The quality of these studies relies on the quality of the force fields used to represent the systems.
Focusing on small molecules of fewer than 50 heavy atoms, this data compares nine force fields: GAFF, GAFF2, MMFF94, MMFF94S, OPLS3e, SMIRNOFF99Frosst, and the Open Force Field Parsley, versions 1.0, 1.1, and 1.2.
On a dataset comprising 22,675 molecular structures of 3,271 molecules, we analyzed force field-optimized geometries and conformer energies compared to reference quantum mechanical (QM) data.
The data was created using scripts of the benchmarkff github repository.
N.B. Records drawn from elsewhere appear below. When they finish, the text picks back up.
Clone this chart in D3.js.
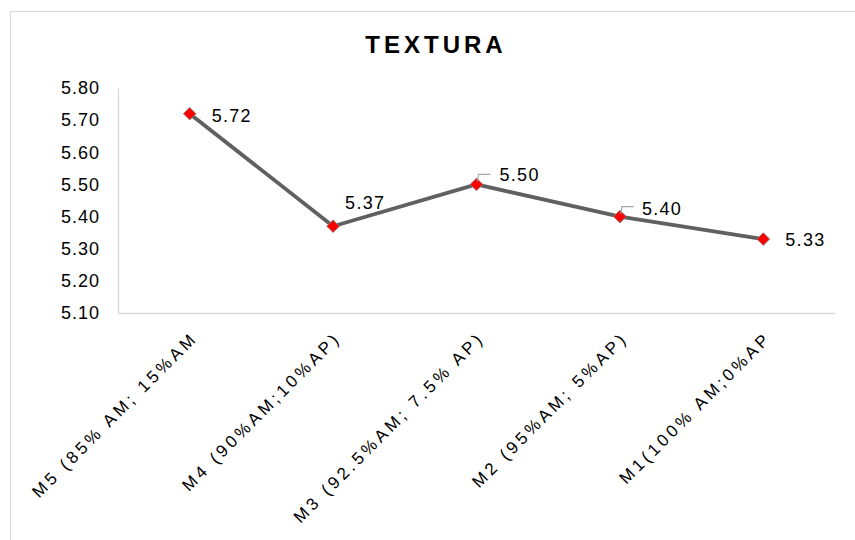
<!DOCTYPE html>
<html>
<head>
<meta charset="utf-8">
<script src="https://cdn.jsdelivr.net/npm/d3@7"></script>
<style>
  html, body { margin: 0; padding: 0; background: #fff; }
  text { font-family: "Liberation Sans", Arial, sans-serif; fill: #000; }
</style>
</head>
<body>
<script>
const title = 'TEXTURA';
const categories = [
  'M5 (85% AM; 15%AM',
  'M4 (90%AM;10%AP)',
  'M3 (92.5%AM; 7.5% AP)',
  'M2 (95%AM; 5%AP)',
  'M1(100% AM;0%AP'
];
const values = [5.72, 5.37, 5.50, 5.40, 5.33];
const yTicks = [5.10, 5.20, 5.30, 5.40, 5.50, 5.60, 5.70, 5.80];

// where each data label sits relative to its point (dx, dy), and if it has a leader line
const labelPos = [
  { dx: 22, dy: 8, leader: false },
  { dx: 12, dy: -17, leader: false },
  { dx: 23, dy: -3, leader: true },
  { dx: 22, dy: -2, leader: true },
  { dx: 22, dy: 7, leader: false }
];

const width = 855;
const height = 540;

const svg = d3.select('body')
  .append('svg')
  .attr('width', width)
  .attr('height', height);

// chart area border (runs off the right / bottom of the picture)
svg.append('rect')
  .attr('x', 10.5)
  .attr('y', 11.5)
  .attr('width', 900)
  .attr('height', 600)
  .attr('fill', '#fff')
  .attr('stroke', '#d9d9d9')
  .attr('stroke-width', 1.2);

const x = d3.scaleBand().domain(categories).range([118, 835]).padding(0);
const y = d3.scaleLinear().domain([5.1, 5.8]).range([313, 88]);

svg.append('text')
  .attr('x', 436)
  .attr('y', 53)
  .attr('text-anchor', 'middle')
  .style('font-size', '24px')
  .style('font-weight', 'bold')
  .style('letter-spacing', '4px')
  .text(title);

// y axis
const yAxis = svg.append('g')
  .attr('transform', 'translate(118,0)')
  .call(d3.axisLeft(y).tickValues(yTicks).tickFormat(d3.format('.2f')).tickSize(0).tickPadding(18));
yAxis.select('.domain').attr('stroke', '#d9d9d9').attr('stroke-width', 1.3);
yAxis.selectAll('text')
  .style('font-size', '18px')
  .style('letter-spacing', '1px')
  .style('font-family', '"Liberation Sans", Arial, sans-serif')
  .attr('fill', '#000');

// x axis
const xAxis = svg.append('g')
  .attr('transform', 'translate(0,313)')
  .call(d3.axisBottom(x).tickSize(0).tickFormat(''));
xAxis.select('.domain').attr('stroke', '#d9d9d9').attr('stroke-width', 1.3);

svg.append('g')
  .selectAll('text')
  .data(categories)
  .join('text')
  .attr('transform', d => `translate(${x(d) + x.bandwidth() / 2 + 9},339) rotate(-45)`)
  .attr('text-anchor', 'end')
  .style('font-size', '17px')
  .style('letter-spacing', '3.5px')
  .text(d => d);

const pts = categories.map((c, i) => [x(c) + x.bandwidth() / 2, y(values[i])]);

svg.append('path')
  .datum(pts)
  .attr('d', d3.line())
  .attr('fill', 'none')
  .attr('stroke', '#606060')
  .attr('stroke-width', 3.8)
  .attr('stroke-linejoin', 'round');

svg.append('g')
  .selectAll('path')
  .data(pts)
  .join('path')
  .attr('transform', d => `translate(${d[0]},${d[1]}) rotate(45)`)
  .attr('d', d3.symbol(d3.symbolSquare, 80))
  .attr('fill', '#ff0000')
  .attr('stroke', '#7f7f7f')
  .attr('stroke-width', 0.8);

// leader lines
svg.append('g')
  .selectAll('path')
  .data(pts.filter((p, i) => labelPos[i].leader))
  .join('path')
  .attr('d', d => `M${d[0] + 1},${d[1] - 3}L${d[0] + 2},${d[1] - 10}L${d[0] + 14},${d[1] - 10}`)
  .attr('fill', 'none')
  .attr('stroke', '#a6a6a6')
  .attr('stroke-width', 1.2);

svg.append('g')
  .selectAll('text')
  .data(values)
  .join('text')
  .attr('x', (d, i) => pts[i][0] + labelPos[i].dx)
  .attr('y', (d, i) => pts[i][1] + labelPos[i].dy)
  .style('font-size', '18px')
  .style('letter-spacing', '1.3px')
  .text(d => d3.format('.2f')(d));
</script>
</body>
</html>
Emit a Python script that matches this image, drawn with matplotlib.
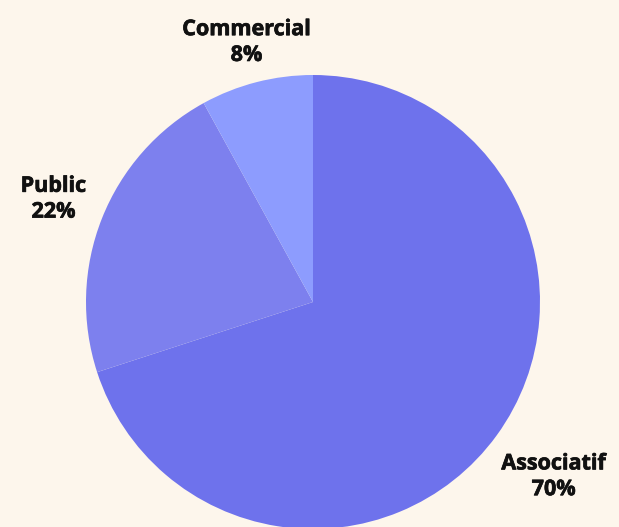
import matplotlib.pyplot as plt
import matplotlib.patheffects as pe
import numpy as np

labels = ["Associatif", "Public", "Commercial"]
shares = [70, 22, 8]
colors = ["#6E72EC", "#7D80EE", "#8D9CFE"]
label_dist = [1.31, 1.23, 1.18]

fig = plt.figure(figsize=(6.19, 5.27), dpi=100, facecolor="#FDF6EC")
ax = fig.add_axes([0, 0, 1, 1])
ax.set_facecolor("#FDF6EC")

cx, cy, r = 313, 225, 227
wedges, _ = ax.pie(
    shares,
    colors=colors,
    startangle=90,
    counterclock=False,
    center=(cx, cy),
    radius=r,
    frame=True,
    wedgeprops={"linewidth": 0},
)
ax.set_xlim(0, 619)
ax.set_ylim(0, 527)
ax.set_aspect("equal")
ax.axis("off")

for w, lab, val, d in zip(wedges, labels, shares, label_dist):
    mid = np.deg2rad((w.theta1 + w.theta2) / 2)
    x = cx + d * r * np.cos(mid)
    y = cy + d * r * np.sin(mid)
    ax.text(x, y, f"{lab}\n{val}%", ha="center", va="center",
            fontsize=15.5, fontweight="bold", family="Open Sans",
            color="#111111", linespacing=1.3,
            path_effects=[pe.withStroke(linewidth=0.5, foreground="#111111")])

fig.savefig("out.png", dpi=100, facecolor=fig.get_facecolor())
A corresponding manuscript is submitted, a preprint is available on ChemRxiv:
Lim, Victoria T.; Hahn, David F.; Tresadern, Gary; Bayly, Christopher I.; Mobley, David (2020): Benchmark Assessment of Molecular Geometries and Energies from Small Molecule Force Fields. ChemRxiv. Preprint
Read below or the file README.md for further information and description of the content:
# README
Version: 04 Nov 2020
For Python scripts that are NOT found in these directories, please check the
[BenchmarkFF Github repo](https://github.com/MobleyLab/benchmarkff/tree/master/tools).
## Procedure
1. Prep OPLS3e file for analysis: standardize format by OpenEye in case of differences
and convert from kJ/mol to kcal/mol.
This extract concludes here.